Low‑overpotential, highly stable OER catalysts accelerate alkaline water‑splitting efficiency, crucial for renewable hydrogen production. Demonstrating molecular nickel clusters as viable alternatives to scarce noble metals reshapes catalyst design strategies.
Oxygen evolution remains the rate‑limiting half‑reaction in alkaline water electrolysis, and the search for cost‑effective, earth‑abundant catalysts is intensifying. While transition‑metal oxides dominate commercial designs, molecular nickel complexes offer tunable active sites and clearer mechanistic insight. The recent introduction of an octanuclear Ni(II) double‑cubane cluster, assembled with a tailored Schiff‑base ligand, exemplifies how precise structural control can translate into superior electrocatalytic behavior, bridging the gap between homogeneous chemistry and heterogeneous performance.

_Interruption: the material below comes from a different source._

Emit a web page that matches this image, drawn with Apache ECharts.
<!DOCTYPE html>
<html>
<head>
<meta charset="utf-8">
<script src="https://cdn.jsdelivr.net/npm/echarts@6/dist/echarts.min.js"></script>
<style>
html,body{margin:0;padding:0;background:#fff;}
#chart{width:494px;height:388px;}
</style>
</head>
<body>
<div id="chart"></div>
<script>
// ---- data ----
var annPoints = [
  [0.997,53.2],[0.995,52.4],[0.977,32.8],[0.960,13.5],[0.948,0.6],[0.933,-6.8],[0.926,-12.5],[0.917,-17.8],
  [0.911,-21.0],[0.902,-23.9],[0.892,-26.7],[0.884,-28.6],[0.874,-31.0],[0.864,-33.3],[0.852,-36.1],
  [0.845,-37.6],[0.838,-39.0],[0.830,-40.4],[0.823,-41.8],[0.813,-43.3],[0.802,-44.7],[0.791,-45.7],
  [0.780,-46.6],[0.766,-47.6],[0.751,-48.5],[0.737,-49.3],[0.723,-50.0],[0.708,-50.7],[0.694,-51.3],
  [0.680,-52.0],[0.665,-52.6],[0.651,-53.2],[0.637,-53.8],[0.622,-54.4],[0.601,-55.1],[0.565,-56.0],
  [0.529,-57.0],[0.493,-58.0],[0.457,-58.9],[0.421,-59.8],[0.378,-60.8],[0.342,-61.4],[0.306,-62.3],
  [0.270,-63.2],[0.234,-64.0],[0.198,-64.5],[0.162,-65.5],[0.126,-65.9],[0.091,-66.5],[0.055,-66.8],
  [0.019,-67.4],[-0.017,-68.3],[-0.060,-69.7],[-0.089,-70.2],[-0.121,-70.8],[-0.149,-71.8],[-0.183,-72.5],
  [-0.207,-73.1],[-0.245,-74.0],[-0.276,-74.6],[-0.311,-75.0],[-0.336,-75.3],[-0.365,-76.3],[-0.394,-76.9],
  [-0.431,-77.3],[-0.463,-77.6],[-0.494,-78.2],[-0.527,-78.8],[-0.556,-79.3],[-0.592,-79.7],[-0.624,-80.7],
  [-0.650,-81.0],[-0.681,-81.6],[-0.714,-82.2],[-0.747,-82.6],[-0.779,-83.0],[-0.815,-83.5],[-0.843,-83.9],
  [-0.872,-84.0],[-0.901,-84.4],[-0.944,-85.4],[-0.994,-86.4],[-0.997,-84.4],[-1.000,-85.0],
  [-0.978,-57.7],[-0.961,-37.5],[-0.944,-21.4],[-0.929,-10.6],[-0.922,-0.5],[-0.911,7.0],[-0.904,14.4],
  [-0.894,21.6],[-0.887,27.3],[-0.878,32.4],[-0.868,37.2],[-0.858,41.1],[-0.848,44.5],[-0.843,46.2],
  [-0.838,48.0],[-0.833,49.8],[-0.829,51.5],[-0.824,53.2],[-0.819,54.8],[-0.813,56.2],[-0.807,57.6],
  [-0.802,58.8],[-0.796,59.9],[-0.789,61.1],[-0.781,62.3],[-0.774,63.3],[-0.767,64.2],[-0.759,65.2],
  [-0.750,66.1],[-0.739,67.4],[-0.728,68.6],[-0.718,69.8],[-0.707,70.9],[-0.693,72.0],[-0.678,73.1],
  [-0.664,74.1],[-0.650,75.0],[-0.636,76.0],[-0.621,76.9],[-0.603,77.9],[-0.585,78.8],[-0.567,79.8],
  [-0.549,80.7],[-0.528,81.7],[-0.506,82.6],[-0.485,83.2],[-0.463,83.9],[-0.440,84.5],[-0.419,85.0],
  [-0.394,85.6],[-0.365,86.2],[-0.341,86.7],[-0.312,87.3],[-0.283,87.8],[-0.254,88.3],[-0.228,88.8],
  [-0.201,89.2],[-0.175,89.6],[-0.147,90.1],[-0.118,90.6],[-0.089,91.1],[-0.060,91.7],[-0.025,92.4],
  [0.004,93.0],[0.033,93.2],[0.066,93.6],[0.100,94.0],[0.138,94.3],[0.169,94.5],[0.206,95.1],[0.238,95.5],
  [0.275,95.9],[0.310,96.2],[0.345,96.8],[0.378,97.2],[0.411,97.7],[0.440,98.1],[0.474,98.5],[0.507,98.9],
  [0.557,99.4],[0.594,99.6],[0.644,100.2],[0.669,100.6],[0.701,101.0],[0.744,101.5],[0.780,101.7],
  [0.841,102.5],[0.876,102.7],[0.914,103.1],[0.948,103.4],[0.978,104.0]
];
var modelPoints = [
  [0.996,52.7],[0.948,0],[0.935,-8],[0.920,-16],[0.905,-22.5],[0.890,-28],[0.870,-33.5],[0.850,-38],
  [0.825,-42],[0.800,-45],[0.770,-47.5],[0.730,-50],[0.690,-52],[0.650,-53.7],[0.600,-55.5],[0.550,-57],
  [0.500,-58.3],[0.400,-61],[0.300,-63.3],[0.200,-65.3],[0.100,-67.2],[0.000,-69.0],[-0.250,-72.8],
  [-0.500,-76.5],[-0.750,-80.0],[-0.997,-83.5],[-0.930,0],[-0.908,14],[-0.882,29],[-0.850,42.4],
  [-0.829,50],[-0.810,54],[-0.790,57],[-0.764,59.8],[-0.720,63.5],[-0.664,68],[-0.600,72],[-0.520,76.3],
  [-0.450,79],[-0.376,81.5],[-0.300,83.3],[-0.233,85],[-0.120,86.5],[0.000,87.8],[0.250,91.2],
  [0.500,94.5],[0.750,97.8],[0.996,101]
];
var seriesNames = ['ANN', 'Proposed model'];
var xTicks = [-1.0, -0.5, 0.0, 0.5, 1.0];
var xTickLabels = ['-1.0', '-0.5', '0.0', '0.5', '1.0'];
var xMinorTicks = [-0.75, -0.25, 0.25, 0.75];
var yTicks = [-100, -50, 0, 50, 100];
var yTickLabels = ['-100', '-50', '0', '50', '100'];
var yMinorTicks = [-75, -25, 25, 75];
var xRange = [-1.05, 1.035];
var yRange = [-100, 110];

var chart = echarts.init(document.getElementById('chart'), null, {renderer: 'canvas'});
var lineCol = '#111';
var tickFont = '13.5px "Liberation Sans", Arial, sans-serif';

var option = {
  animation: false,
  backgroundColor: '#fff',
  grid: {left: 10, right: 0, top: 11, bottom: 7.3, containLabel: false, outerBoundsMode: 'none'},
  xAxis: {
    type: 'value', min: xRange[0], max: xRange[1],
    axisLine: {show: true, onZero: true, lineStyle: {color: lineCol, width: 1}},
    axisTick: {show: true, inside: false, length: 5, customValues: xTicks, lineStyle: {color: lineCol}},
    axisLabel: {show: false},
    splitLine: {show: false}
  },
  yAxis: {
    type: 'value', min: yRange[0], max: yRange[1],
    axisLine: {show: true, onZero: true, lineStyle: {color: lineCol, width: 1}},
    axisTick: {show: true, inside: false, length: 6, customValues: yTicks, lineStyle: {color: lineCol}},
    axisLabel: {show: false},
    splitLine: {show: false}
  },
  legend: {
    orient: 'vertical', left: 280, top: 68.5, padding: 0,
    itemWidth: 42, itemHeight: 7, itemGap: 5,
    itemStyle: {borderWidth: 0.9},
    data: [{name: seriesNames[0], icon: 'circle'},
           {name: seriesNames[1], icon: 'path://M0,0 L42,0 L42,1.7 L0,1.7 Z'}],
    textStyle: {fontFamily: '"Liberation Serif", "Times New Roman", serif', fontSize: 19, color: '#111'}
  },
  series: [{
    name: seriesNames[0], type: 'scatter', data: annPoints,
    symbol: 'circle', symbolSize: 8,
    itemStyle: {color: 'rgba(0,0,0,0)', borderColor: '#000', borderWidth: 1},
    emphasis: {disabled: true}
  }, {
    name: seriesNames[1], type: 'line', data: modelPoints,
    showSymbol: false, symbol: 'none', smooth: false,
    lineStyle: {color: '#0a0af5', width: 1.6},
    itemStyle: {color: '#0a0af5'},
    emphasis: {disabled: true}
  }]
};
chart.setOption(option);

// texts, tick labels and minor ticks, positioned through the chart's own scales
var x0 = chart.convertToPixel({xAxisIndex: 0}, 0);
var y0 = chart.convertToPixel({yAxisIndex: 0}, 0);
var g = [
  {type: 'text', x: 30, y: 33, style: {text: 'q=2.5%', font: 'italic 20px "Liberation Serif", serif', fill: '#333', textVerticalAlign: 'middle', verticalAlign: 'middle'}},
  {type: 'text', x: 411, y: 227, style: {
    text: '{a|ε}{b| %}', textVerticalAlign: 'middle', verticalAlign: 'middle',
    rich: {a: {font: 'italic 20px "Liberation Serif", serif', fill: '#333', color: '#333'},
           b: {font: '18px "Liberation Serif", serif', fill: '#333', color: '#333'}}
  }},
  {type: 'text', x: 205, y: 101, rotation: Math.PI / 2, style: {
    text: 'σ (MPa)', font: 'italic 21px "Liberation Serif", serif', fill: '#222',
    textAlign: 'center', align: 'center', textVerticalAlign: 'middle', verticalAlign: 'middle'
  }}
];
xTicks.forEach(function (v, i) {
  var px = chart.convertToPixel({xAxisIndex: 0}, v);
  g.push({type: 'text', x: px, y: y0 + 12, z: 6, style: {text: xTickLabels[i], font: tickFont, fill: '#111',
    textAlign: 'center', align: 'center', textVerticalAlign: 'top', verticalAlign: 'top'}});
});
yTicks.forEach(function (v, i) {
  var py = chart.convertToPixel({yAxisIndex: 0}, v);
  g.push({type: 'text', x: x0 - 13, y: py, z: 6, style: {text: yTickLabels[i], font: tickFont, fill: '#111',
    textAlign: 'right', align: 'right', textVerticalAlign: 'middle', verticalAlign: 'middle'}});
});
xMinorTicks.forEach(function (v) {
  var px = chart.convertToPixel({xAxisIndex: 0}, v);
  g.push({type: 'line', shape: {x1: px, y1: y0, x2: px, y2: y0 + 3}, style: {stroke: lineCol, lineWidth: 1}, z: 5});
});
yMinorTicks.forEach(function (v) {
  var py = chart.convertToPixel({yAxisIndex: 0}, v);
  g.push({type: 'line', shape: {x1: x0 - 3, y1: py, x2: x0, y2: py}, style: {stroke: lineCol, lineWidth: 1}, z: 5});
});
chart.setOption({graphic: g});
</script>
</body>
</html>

The study immobilized the cluster on activated carbon cloth, creating the CC‑3 electrode that delivered an overpotential of just 290 mV at the benchmark 10 mA cm⁻² current density. A Tafel slope of 48 mV dec⁻¹ indicates favorable reaction kinetics, while durability tests—2000 CV cycles and 20 hours of chronoamperometry—showed negligible degradation. Mechanistic probing revealed that high‑valent Ni³⁺‑OH species drive the OER, and the deliberate addition of Fe³⁺ ions further stabilizes these intermediates, pushing activity even higher. Such findings underscore the synergistic potential of mixed‑metal electrolytes in optimizing nickel‑based catalysts.

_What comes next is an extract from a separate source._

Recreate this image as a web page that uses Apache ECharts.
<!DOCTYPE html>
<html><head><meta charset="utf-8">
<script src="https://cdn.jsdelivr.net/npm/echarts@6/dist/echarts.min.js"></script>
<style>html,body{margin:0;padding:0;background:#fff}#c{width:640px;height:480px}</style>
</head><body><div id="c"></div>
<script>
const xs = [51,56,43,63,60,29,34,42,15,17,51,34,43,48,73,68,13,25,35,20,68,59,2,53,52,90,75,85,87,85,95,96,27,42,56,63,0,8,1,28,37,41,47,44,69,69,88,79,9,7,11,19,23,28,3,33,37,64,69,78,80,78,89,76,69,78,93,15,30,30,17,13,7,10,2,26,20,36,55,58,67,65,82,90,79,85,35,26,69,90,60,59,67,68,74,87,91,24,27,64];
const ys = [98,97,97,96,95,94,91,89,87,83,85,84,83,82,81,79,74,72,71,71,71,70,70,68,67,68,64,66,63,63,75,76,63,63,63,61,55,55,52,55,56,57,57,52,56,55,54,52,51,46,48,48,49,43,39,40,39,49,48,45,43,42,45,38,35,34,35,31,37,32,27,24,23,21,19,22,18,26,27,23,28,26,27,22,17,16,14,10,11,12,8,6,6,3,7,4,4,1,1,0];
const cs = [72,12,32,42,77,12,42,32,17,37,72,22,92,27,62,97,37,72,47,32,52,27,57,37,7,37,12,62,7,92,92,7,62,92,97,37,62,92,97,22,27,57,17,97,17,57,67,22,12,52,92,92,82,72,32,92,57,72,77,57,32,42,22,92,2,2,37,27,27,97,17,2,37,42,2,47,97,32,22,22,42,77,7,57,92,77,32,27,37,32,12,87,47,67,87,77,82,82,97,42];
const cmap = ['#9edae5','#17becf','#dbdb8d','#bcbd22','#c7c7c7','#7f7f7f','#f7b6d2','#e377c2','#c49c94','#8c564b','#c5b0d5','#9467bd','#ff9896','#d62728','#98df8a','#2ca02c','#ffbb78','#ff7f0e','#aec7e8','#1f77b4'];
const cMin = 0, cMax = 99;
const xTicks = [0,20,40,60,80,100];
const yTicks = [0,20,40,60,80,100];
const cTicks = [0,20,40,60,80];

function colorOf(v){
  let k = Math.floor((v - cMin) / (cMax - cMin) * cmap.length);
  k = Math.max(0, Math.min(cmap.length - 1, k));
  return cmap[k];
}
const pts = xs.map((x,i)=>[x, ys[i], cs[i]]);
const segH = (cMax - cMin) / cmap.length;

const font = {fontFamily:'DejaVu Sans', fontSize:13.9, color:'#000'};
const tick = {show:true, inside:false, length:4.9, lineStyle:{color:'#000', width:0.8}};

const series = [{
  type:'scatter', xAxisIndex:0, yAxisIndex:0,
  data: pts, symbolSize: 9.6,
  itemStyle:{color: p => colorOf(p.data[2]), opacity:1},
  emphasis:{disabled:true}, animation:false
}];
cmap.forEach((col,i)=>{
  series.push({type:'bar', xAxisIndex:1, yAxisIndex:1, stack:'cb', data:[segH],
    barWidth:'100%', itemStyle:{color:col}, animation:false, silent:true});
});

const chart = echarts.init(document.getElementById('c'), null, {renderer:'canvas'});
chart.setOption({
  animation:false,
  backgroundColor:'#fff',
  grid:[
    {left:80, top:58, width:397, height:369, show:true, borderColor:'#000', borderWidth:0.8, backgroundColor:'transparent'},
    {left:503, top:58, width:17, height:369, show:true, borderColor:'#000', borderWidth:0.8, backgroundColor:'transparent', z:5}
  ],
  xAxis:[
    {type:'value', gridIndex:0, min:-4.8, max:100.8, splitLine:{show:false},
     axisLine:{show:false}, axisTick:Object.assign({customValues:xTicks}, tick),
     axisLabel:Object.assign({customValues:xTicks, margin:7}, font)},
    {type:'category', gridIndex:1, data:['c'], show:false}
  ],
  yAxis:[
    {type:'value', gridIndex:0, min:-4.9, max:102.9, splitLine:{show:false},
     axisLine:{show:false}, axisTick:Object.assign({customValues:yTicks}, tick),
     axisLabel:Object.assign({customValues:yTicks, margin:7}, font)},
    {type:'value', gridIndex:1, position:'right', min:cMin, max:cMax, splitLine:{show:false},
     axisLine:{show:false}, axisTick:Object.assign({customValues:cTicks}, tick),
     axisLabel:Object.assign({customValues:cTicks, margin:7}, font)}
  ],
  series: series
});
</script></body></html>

For the renewable‑energy sector, these results signal a viable pathway to replace expensive iridium or ruthenium oxides with scalable, nickel‑rich materials. The molecular nature of the catalyst facilitates rational design, allowing researchers to tweak ligand environments for targeted electronic effects. As the industry moves toward large‑scale green hydrogen production, integrating robust, low‑overpotential nickel clusters like CC‑3 could lower capital costs and improve overall system efficiency, accelerating the commercial rollout of sustainable electrolysis technologies.